Указка Шалина прошлась по извилистой красной линии, обозначившей фронт на тот день. Территория, оставшаяся у противника, напоминала по форме силуэт гантели, вытянутой с запада на восток: узкая горловина посередине и два утолщения с обоих флангов.
- Между нашей армией и армиями Кузнецова и Богданова, наступающими с севера, осталось расстояние в два с половиной километра, фронт требует усилить наступление и соединиться. Определены разграничительные рубежи армий, даны опознавательные сигналы, о чем известно и штабу генерала Кузнецова: я связывался с ними... По рейхстагу нам приказано огня не вести: туда вышла армия генерал-полковника Кузнецова, части корпуса генерала Переверткина уже приступили к штурму.

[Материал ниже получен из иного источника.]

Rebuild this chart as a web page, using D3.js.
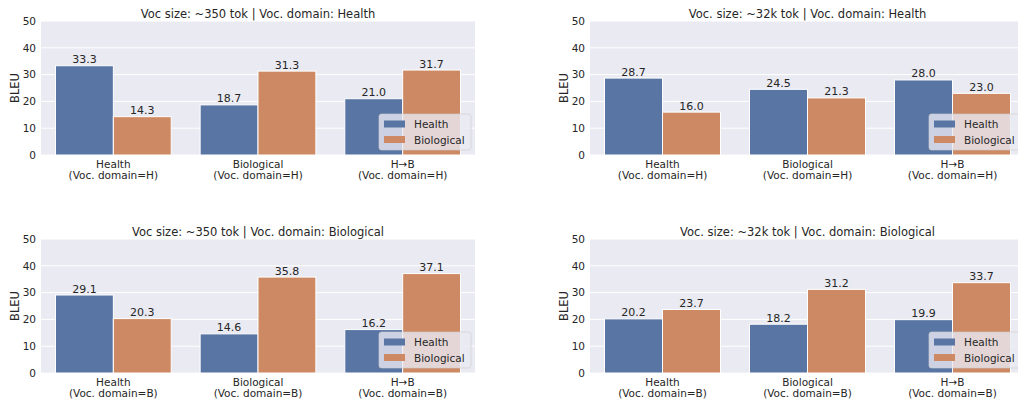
<!DOCTYPE html>
<html>
<head>
<meta charset="utf-8">
<script src="https://cdn.jsdelivr.net/npm/d3@7"></script>
<style>
  html, body { margin: 0; padding: 0; background: #ffffff; }
  svg { display: block; font-family: "DejaVu Sans", sans-serif; }
</style>
</head>
<body>
<svg id="chart" width="1018" height="400"></svg>
<script>
// Evaluation settings (x axis) and training domains (bar series)
const categories = ["Health", "Biological", "H\u2192B"];
const series = ["Health", "Biological"];
const yTicks = [0, 10, 20, 30, 40, 50];

// BLEU scores per panel: [Health, Biological] for each category
const titles = [
  "Voc size: ~350 tok | Voc. domain: Health",
  "Voc. size: ~32k tok | Voc. domain: Health",
  "Voc size: ~350 tok | Voc. domain: Biological",
  "Voc. size: ~32k tok | Voc. domain: Biological"
];
const vocDomain = ["H", "H", "B", "B"];
const healthScores = [
  [33.3, 18.7, 21.0],
  [28.7, 24.5, 28.0],
  [29.1, 14.6, 16.2],
  [20.2, 18.2, 19.9]
];
const biologicalScores = [
  [14.3, 31.3, 31.7],
  [16.0, 21.3, 23.0],
  [20.3, 35.8, 37.1],
  [23.7, 31.2, 33.7]
];

const colors = { Health: "#5875a4", Biological: "#cc8963" };
const textColor = "#262626";

const svg = d3.select("#chart");

// Panel frames: left, right, top, bottom
const frames = [
  { x0: 41, x1: 475, y0: 21, y1: 155 },
  { x0: 590, x1: 1025, y0: 21, y1: 155 },
  { x0: 41, x1: 475, y0: 239, y1: 373 },
  { x0: 590, x1: 1025, y0: 239, y1: 373 }
];

frames.forEach((f, p) => {
  const g = svg.append("g");

  const x = d3.scaleBand().domain(categories).range([f.x0, f.x1])
    .paddingInner(0.2).paddingOuter(0.1);
  const xs = d3.scaleBand().domain(series).range([0, x.bandwidth()]);
  const y = d3.scaleLinear().domain([0, 50]).range([f.y1, f.y0]);

  // background
  g.append("rect").attr("x", f.x0).attr("y", f.y0)
    .attr("width", f.x1 - f.x0).attr("height", f.y1 - f.y0)
    .attr("fill", "#eaeaf2");

  // grid
  g.selectAll("line.grid").data(yTicks).join("line")
    .attr("x1", f.x0).attr("x2", f.x1)
    .attr("y1", d => y(d)).attr("y2", d => y(d))
    .attr("stroke", "#ffffff").attr("stroke-width", 1);

  // y axis
  const yAxis = g.append("g").attr("transform", `translate(${f.x0},0)`)
    .call(d3.axisLeft(y).tickValues(yTicks).tickSize(0).tickPadding(5));
  yAxis.select(".domain").remove();
  yAxis.selectAll("text").attr("fill", textColor)
    .style("font-size", "10.5px").style("font-family", "DejaVu Sans");

  // x axis with two-line labels
  const xAxis = g.append("g").attr("transform", `translate(0,${f.y1})`)
    .call(d3.axisBottom(x).tickSize(0).tickPadding(0).tickFormat(""));
  xAxis.select(".domain").remove();
  xAxis.selectAll(".tick").each(function (d) {
    const t = d3.select(this).append("text")
      .attr("fill", textColor).attr("text-anchor", "middle")
      .style("font-size", "10.5px").style("font-family", "DejaVu Sans");
    t.append("tspan").attr("x", 0).attr("y", 12.5).text(d);
    t.append("tspan").attr("x", 0).attr("y", 24).text(`(Voc. domain=${vocDomain[p]})`);
  });

  // bars
  const rows = categories.map((c, i) => ({
    cat: c,
    vals: [
      { s: "Health", v: healthScores[p][i] },
      { s: "Biological", v: biologicalScores[p][i] }
    ]
  }));
  const grp = g.selectAll("g.cat").data(rows).join("g")
    .attr("transform", d => `translate(${x(d.cat)},0)`);
  grp.selectAll("rect").data(d => d.vals).join("rect")
    .attr("x", d => xs(d.s)).attr("width", xs.bandwidth())
    .attr("y", d => y(d.v)).attr("height", d => y(0) - y(d.v))
    .attr("fill", d => colors[d.s])
    .attr("stroke", "#ffffff").attr("stroke-width", 1);
  grp.selectAll("text").data(d => d.vals).join("text")
    .attr("x", d => xs(d.s) + xs.bandwidth() / 2)
    .attr("y", d => y(d.v) - 2.5)
    .attr("text-anchor", "middle").attr("fill", textColor)
    .style("font-size", "11px")
    .text(d => d.v.toFixed(1));

  // title
  g.append("text").attr("x", (f.x0 + f.x1) / 2).attr("y", f.y0 - 3.5)
    .attr("text-anchor", "middle").attr("fill", textColor)
    .style("font-size", "11.5px").text(titles[p]);

  // y label
  g.append("text")
    .attr("transform", `translate(${f.x0 - 22},${(f.y0 + f.y1) / 2}) rotate(-90)`)
    .attr("text-anchor", "middle").attr("fill", textColor)
    .style("font-size", "11.5px").text("BLEU");

  // legend (lower right)
  const lw = 92, lh = 36;
  const lx = f.x1 - 4 - lw, ly = f.y1 - 5 - lh;
  const lg = g.append("g").attr("transform", `translate(${lx},${ly})`);
  lg.append("rect").attr("width", lw).attr("height", lh).attr("rx", 2.5)
    .attr("fill", "#eaeaf2").attr("fill-opacity", 0.8)
    .attr("stroke", "#cccccc").attr("stroke-opacity", 0.8).attr("stroke-width", 0.8);
  series.forEach((s, i) => {
    lg.append("rect").attr("x", 5).attr("y", 6.5 + i * 15.5)
      .attr("width", 21).attr("height", 7)
      .attr("fill", colors[s]);
    lg.append("text").attr("x", 35).attr("y", 14 + i * 15.5)
      .attr("fill", textColor).style("font-size", "10.5px").text(s);
  });
});
</script>
</body>
</html>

Опередили! Конечно, нам было немного обидно, что не Первой танковой армии досталась такая честь, но гораздо больше радовал успех товарищей по общей борьбе.
- Подробности известны, Михаил Алексеевич? - спросил Катуков.
- Так точно. Рейхстаг штурмует стрелковый полк под командованием Зинченко, усиленный танковой бригадой, артиллерийской дивизией, инженерными и другими частями.
- Вот это полчок получился! - улыбнулся Михаил Ефимович. - Кто же берет рейхстаг - стрелковый полк или артиллерийская дивизия?
Шалин развел руками:
- Ясно, что все-таки пехота: ей по лестницам и этажам на крышу прорываться, ей водружать знамя Победы... Задача нашей армии остается прежней. Я считаю, Дремов должен захватить зоосад и Тиргартен, а Бабаджанян - Имперскую канцелярию и Бранденбургские ворота. У меня все, товарищ командующий.
- Все так все. Так и подпишем.
Темп нашего наступления усиливался, истекали последние часы жизни гитлеровского правительства.
Что же происходило в это время в имперской канцелярии?
Как позже мне стало известно из многих захваченных документов и показаний Кейтеля, Йодля, Вейдлинга и других, на самом краю гибели у главарей империи выползли наружу инстинкты, до поры до времени скрытые под маской верности Гитлеру: "Власти! Дайте власти!" Со всех сторон тянулись руки к креслу, где еще цепко сидел живой труп - фюрер. Не случайно еще 22 апреля Гитлер обвинил генералитет и своих помощников в неверности и предательстве: уже на следующий день поступила телеграмма от сбежавшего на юг Геринга, в которой "маршал" рассматривал себя в качестве преемника Гитлера и требовал полномочий главы государства с 22 часов 23 апреля. Но фюрер приказал Борману арестовать Геринга. Борман, который сам надеялся занять место Гитлера, распорядился не только задержать, но в случае смерти фюрера умертвить Геринга - своего конкурента.
Но Гитлер не желал умирать: "Кайзер сложил оружие без четверти двенадцать, я прекращу борьбу лишь в пять минут первого!" В последний момент фюрер принял предложение Йодля снять все силы с фронта против англосаксов и бросить их в бой за Берлин. Кейтель отправился лично двигать на прорыв кольца армию Венка.
Кроме того, надо было "заменить изменника" - Геринга. Гитлеру пришла в голову кандидатура известного нациста, генерала Грейма. Сказано - сделано: Грейм получил срочный вызов по радио. Все аэродромы были захвачены Красной армией, но Грейма влекла в Берлин непреодолимая жажда большой власти. Его жена, известная летчица-спортсменка Ханна Райч, сумела посадить самолет прямо на улице Берлина. Наверное, Грейм не раскаялся в усердии: Гитлер тут же произвел его в фельдмаршалы и обсудил с ним очередной план "полного разгрома русских". В это время пришло сообщение о новой измене: бывший мясник, любимец фюрера Гиммлер, полновластный хозяин восьмисоттысячной армии СС, самостоятельно начал вести переговоры с западными союзниками о капитуляции. И это ничтожество тоже власти добивается?! Взбешенный Гитлер дал Грейму важнейшее из последних государственных поручений: вылететь из Берлина, арестовать и доставить в город Гиммлера.
Тем временем Кейтель и Йодль всеми силами пытались пробиться с войсками в столицу. Когда Хейнрици заявил откровенно, что это невозможно, его обвинили в саботаже приказа и 28 апреля успели снять с поста командующего группой армий. Связь ставки Кейтеля с Берлином прерывалась постоянно. И немудрено: наши войска вышли на Вильгельмштрассе и Потсдамскую площадь. У Гитлера не только не было четкой информации с фронта, но даже обстановка в самом Берлине была ему плохо известна. Наконец 29 апреля бледный, как полотно, комендант города генерал Вейдлинг доложил, что не позже 1 мая советские войска будут у входа в бункер. Как показали события, Вейдлинг правильно оценил обстановку.